Beyond a small handful of remarkable plays (say Cal-Stanford '82 or Bob Beamon's jump in '68) , repeated viewing in sports simply does not carry the same detail- and connection- rich charge, so that revisiting some stretch of a sporting event is of interest primarily to specialists, for example coaches attempting to improve or recreate particular tactics or in evaluating prospective players or opponents.

Also this: the relationship of parts to the whole in a sports event has a bottom, carry-away, line: the final score and while the dynamics of these parts in their whole-game context may contribute to the immediate sense of drama, the value of the drama diminishes when the game enters memory, and viewing a recording of the game when the final score is known to exist — even if it is unknown to you personally — makes the viewing anticlimactic, diminishing its original temporal proportions, thus we are able to grab the remote and fast-forward with abandon. Music, even with the experience of sampling all around us, is much more protective of its continuity, leading to a very different sense of eventfulness with scores rarely parseable into discrete moves and plays. Yes, a football game or a hockey match can exhibit — and thrill with — considerable sense of momentum, but this sense is seldom recoverable, while the design of a musical work does not resolve to a score with a winner and a loser.

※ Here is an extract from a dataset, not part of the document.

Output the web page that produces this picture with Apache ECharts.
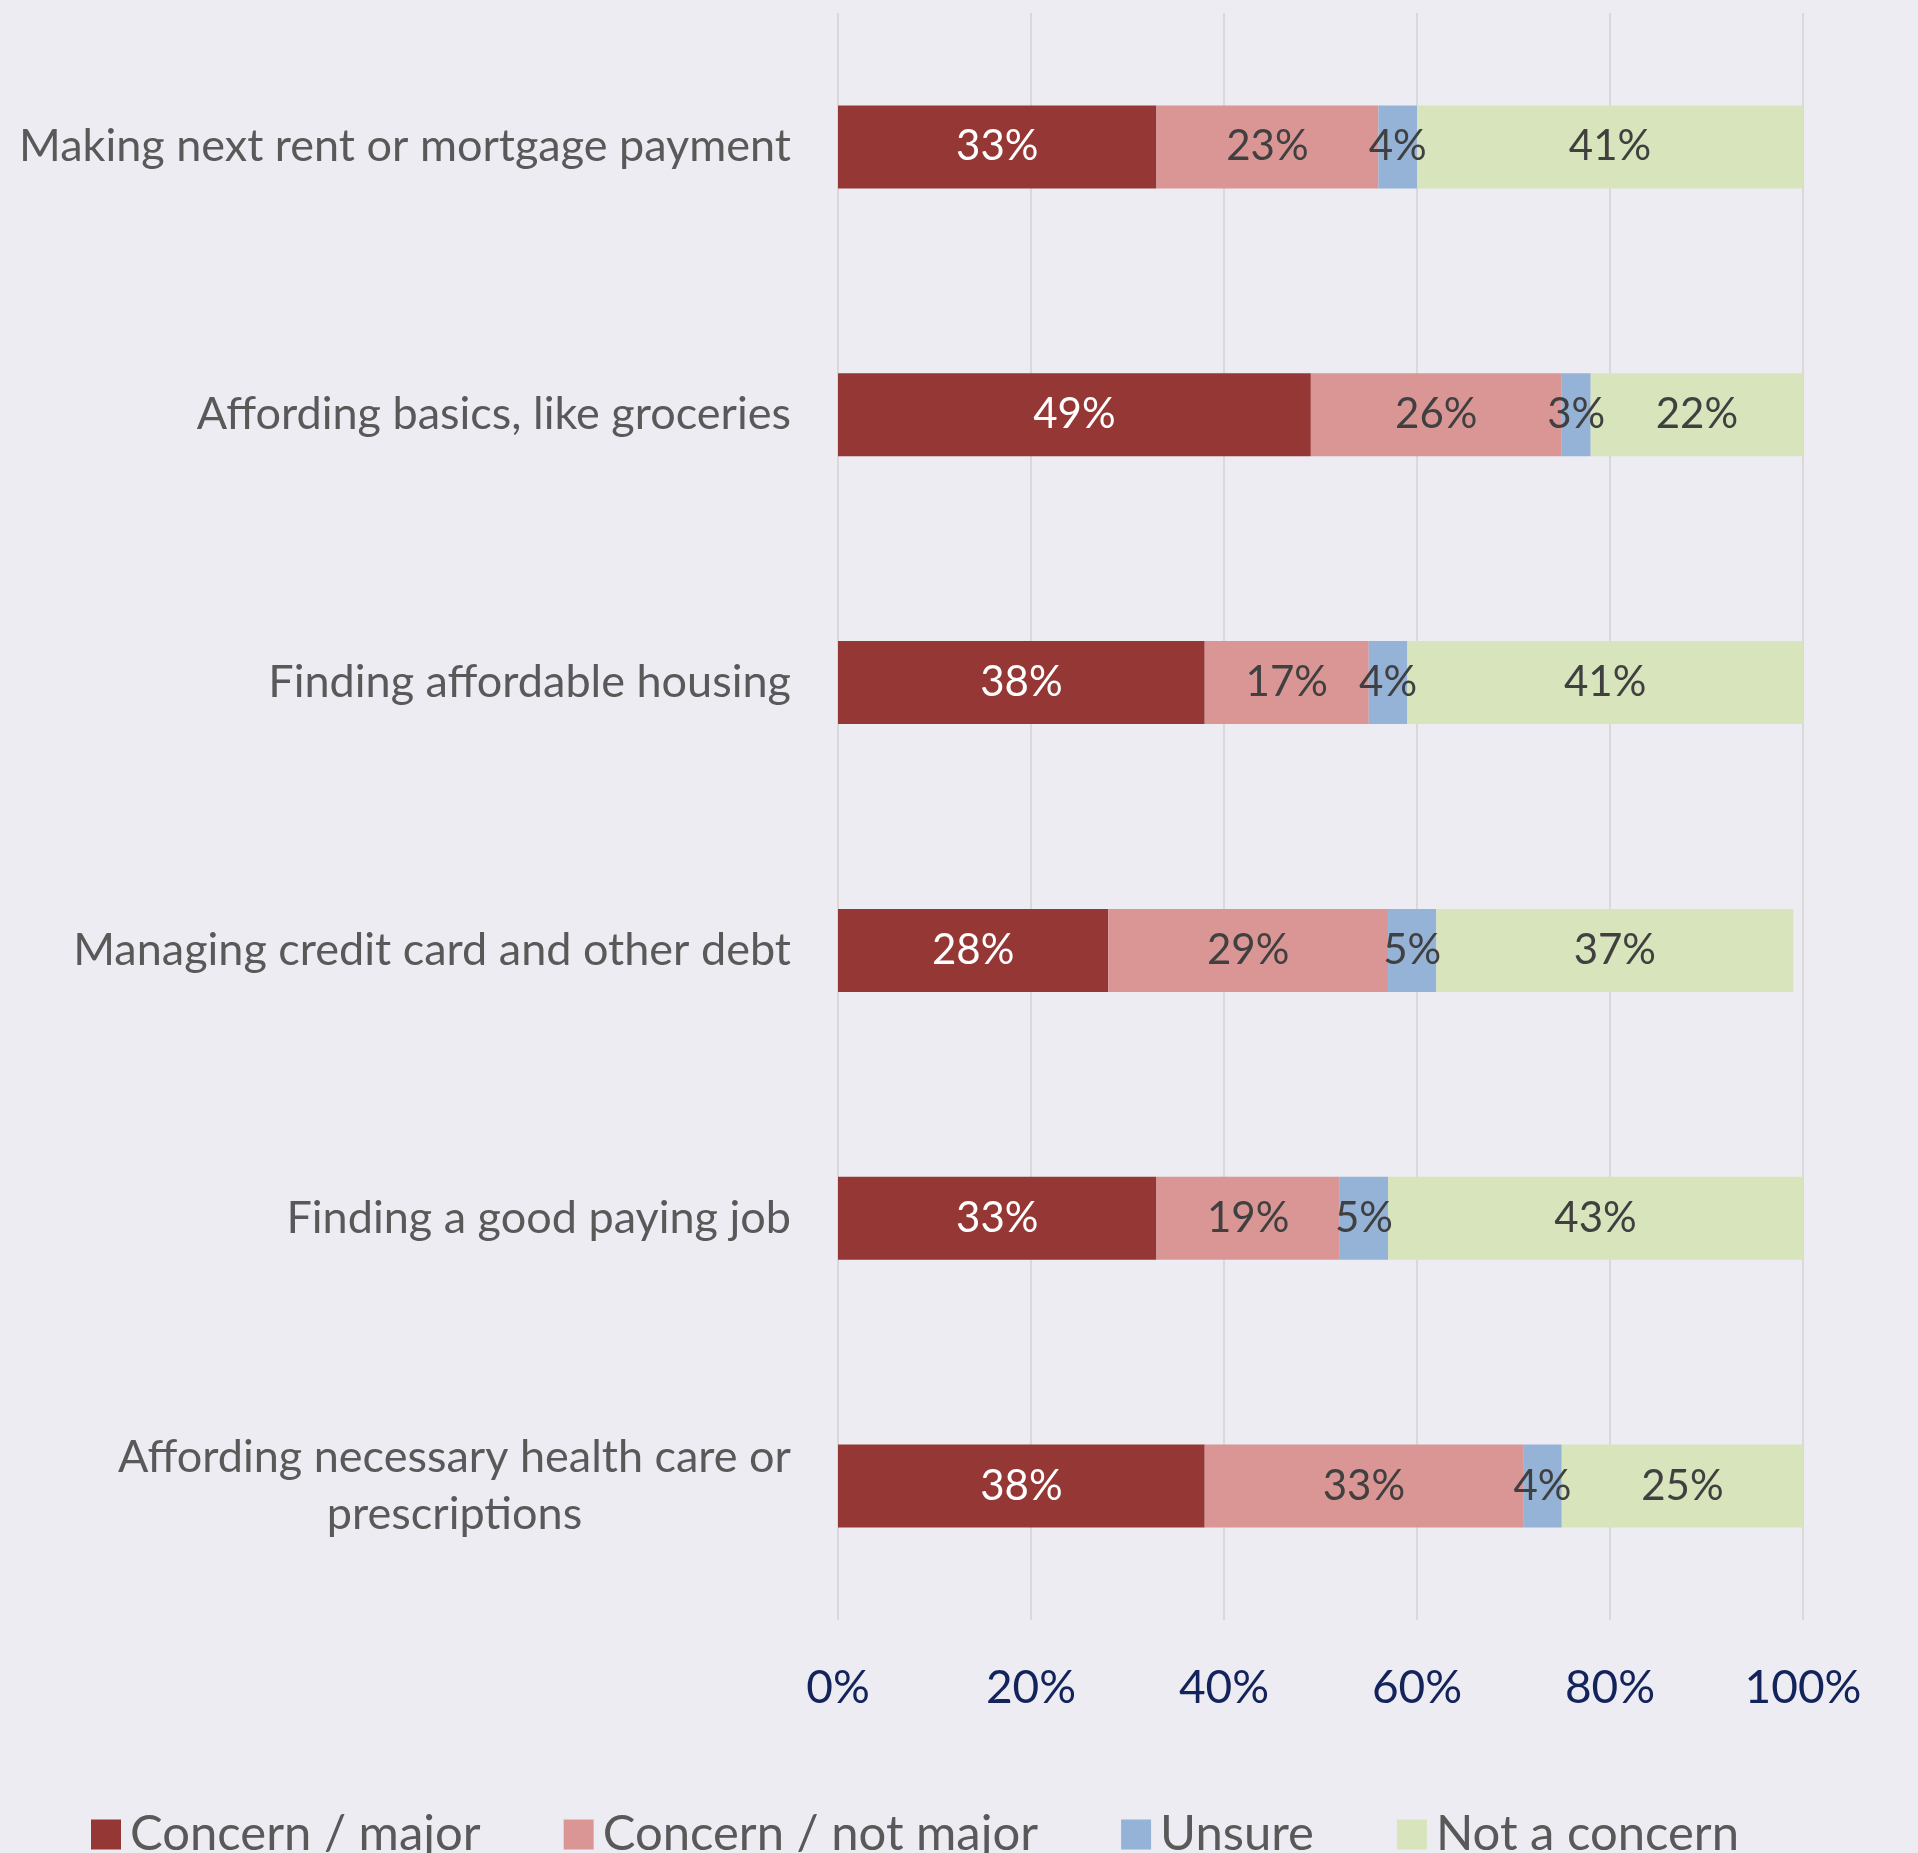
<!DOCTYPE html>
<html>
<head>
<meta charset="utf-8">
<script src="https://cdn.jsdelivr.net/npm/echarts@6/dist/echarts.min.js"></script>
<style>
  html, body { margin: 0; padding: 0; background: #EDECF2; }
  #chart { width: 1918px; height: 1853px; }
</style>
</head>
<body>
<div id="chart"></div>
<script>
// categories, top to bottom as in the picture
var categories = [
  'Making next rent or mortgage payment',
  'Affording basics, like groceries',
  'Finding affordable housing',
  'Managing credit card and other debt',
  'Finding a good paying job',
  'Affording necessary health care or\nprescriptions'
];
var seriesNames = ['Concern / major', 'Concern / not major', 'Unsure', 'Not a concern'];
var concernMajor    = [33, 49, 38, 28, 33, 38];
var concernNotMajor = [23, 26, 17, 29, 19, 33];
var unsure          = [4, 3, 4, 5, 5, 4];
var notConcern      = [41, 22, 41, 37, 43, 25];
var tickLabels = ['0%', '20%', '40%', '60%', '80%', '100%'];

var colors = ['#953735', '#DA9694', '#95B3D7', '#D8E4BC'];
var labelColors = ['#FFFFFF', '#404040', '#404040', '#404040'];
var FONT = 'Lato';

window.onload = function () {
  var chart = echarts.init(document.getElementById('chart'));
  var allData = [concernMajor, concernNotMajor, unsure, notConcern];

  var series = allData.map(function (d, i) {
    return {
      name: seriesNames[i],
      type: 'bar',
      stack: 'total',
      barWidth: 83,
      clip: true,
      data: d,
      itemStyle: { color: colors[i] },
      label: {
        show: true,
        position: 'inside',
        formatter: '{c}%',
        color: labelColors[i],
        fontFamily: FONT,
        fontSize: 42
      }
    };
  });

  chart.setOption({
    backgroundColor: '#EDECF2',
    animation: false,
    grid: { left: 838, right: 115, top: 13, height: 1607, containLabel: false },
    legend: {
      data: seriesNames,
      left: 86,
      top: 1805,
      itemWidth: 30,
      itemHeight: 30,
      itemGap: 83,
      icon: 'rect',
      textStyle: { color: '#595959', fontFamily: FONT, fontSize: 49, padding: [0, 0, 0, 4] }
    },
    xAxis: {
      type: 'value',
      min: 0,
      max: 100,
      interval: 20,
      axisLine: { show: false },
      axisTick: { show: false },
      splitLine: { lineStyle: { color: '#D9D9D9', width: 2 } },
      axisLabel: {
        margin: 45,
        color: '#13235B',
        fontFamily: FONT,
        fontSize: 46,
        formatter: function (v) { return tickLabels[v / 20]; }
      }
    },
    yAxis: {
      type: 'category',
      inverse: true,
      data: categories,
      axisLine: { show: false },
      axisTick: { show: false },
      axisLabel: {
        margin: 47,
        color: '#595959',
        fontFamily: FONT,
        fontSize: 45,
        lineHeight: 57,
        formatter: function (v) {
          return v.split('\n').map(function (s) { return '{c|' + s + '}'; }).join('\n');
        },
        rich: { c: { align: 'center', fontFamily: FONT, fontSize: 45, color: '#595959', lineHeight: 57 } }
      }
    },
    series: series
  });
};
</script>
</body>
</html>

That said, it's obvious that a recorded performance of a work of music is fundamentally different from a live performance because the recording is fixed in ways a live performance cannot be, and a live performance is unpredictable in ways a recording cannot be. Being able to operate within the range of possibilities offered by this distinction strikes me as very useful and interesting. I happen to avoid recordings in preference for live performances, but your possibilities and preferences may well be different from mine. In any case, it would be a loss not to have that variety.